Predictive Analytics and machine learning evoke a certain kind of buzz, combining science and analytics to output an algorithm. In today’s blog, I will go through the process of predictive analytics in Alteryx, while explaining some key terms and requirements to conduct your own predictive analytics.
Step 1: Decide a Target Variable
The target variable in predictive analytics is the column that you want to predict. This could be a classification (binary or non-binary) or numeric (continuous or time-based). Each of these target variables has a place in answering business questions, but just because time may be a variable in problem does not mean that a time-based model (ARIMA or ETS) will be the best way to solve it, and just because a field has a numeric value doesn’t mean that using a binary model couldn’t answer the businesses needs better.
Step 2: Understand Your Data
The sample size is the biggest contributor to “good” predictive models. Anything under 5000 records will need to be under-sampled, which is not best practice. Alteryx and Tableau Prep are both great tools to understand your data, through the ways of building histograms, scatterplots, and correlation matrix. Before you should be thinking about proceeding to step 3, your data transformation step, you need to know what types of variables are in your data. Like there are different types of target variables, there are also different types of predictor variables, and these each needs to be formatted in a certain way.
- Categorical Data: String fields with no order, categorical data in a predictive workflow need to be labeled as 1 for use, and 0 for not used, and thus need to be in separate column headings. As categorical data need to be separated into their own headings as fields, you really do not want too many categories as it will reduce the sample size dramatically. For instance, having 8 different car brands may be a useful predictor in your analysis to fuel efficiency, but including 50 different car models will not be appropriate for analysis, especially if 30 of these car models only have 20 records for instance. This is why a histogram in Tableau Prep is especially powerful, allowing you to see the number of categories and the spread of categories very quickly.
- Ordinal Data: String fields with an order, in a predictive workflow you can substitute these into numeric order. For example, Likert scale data from 1 to 5 representing strongly agree to strongly disagree. This can all go into the same column
- Numeric Data: Data that has a quantifiable value. But you can also use numeric data as:
- Cyclical Data: Ryan from DSAU5 wrote a great blog explaining this.
Step 3: Create Calculations / Gather New Data
Getting the most amount of data, or inferring fields from the current data, for example adding seasonality, can be a great predictor variable. Be creative in what variables you want to add. It is important to add that if you infer a piece of data, it is at times unwise to add that data and the original data column it was inferred from in the same model because it will then have more weight towards this column naturally in the predictive model. It is also important to understand that it is good to include variables with correlation, but sometimes variables which drown out all the other variables will need to be excluded.

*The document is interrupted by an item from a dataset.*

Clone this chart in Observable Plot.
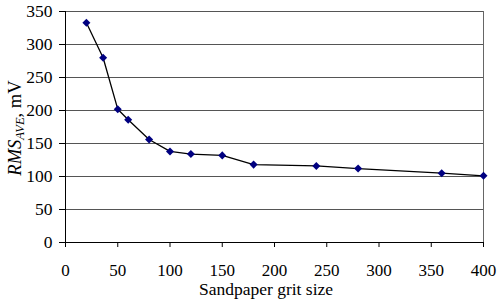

Step 4: Decision Tree is Your Friend
Decision Trees allow you to quickly see which of your variables are the most “important” for predicting the target variable. This particular model will not be used in the final prediction as it will over-fit, but another benefit will be clearly seeing if some of your variables are too closely related to the target variable.
Step 5: Try Different Models
Data Science is complex, and you never really know which model will produce the best results, which is why we are encouraged to use a multitude of models, for example, Random Forest, Boosted Model, and Neural Networks
Step 6: Score The Model
Alteryx has a scoring tool that can be used to score models. In this process, you should with-hold data in order for your model both to test and to score. At the end of the day, there are different scores for different models, for instance, numeric problems will have a number variance range, and classification problems will have an instance where the target was predicted in the negative and positive situation, or the instance was not predicted in the positive or negative situation. Some problems, the rate that you have predicted accurately will be very high, but really you want to predict the anomaly situations, which I would encourage will be a very difficult task, but with some sampling finesse and fair sample size, it is all a matter of testing and re-configuring.
There you have it, a not so simple approach that sounds kinda simple to tackling predictive analytics. Hopefully, in the future, I can write another blog including a workflow and some more details, but for now, this is an approach to get you started on conducting predictive analytics.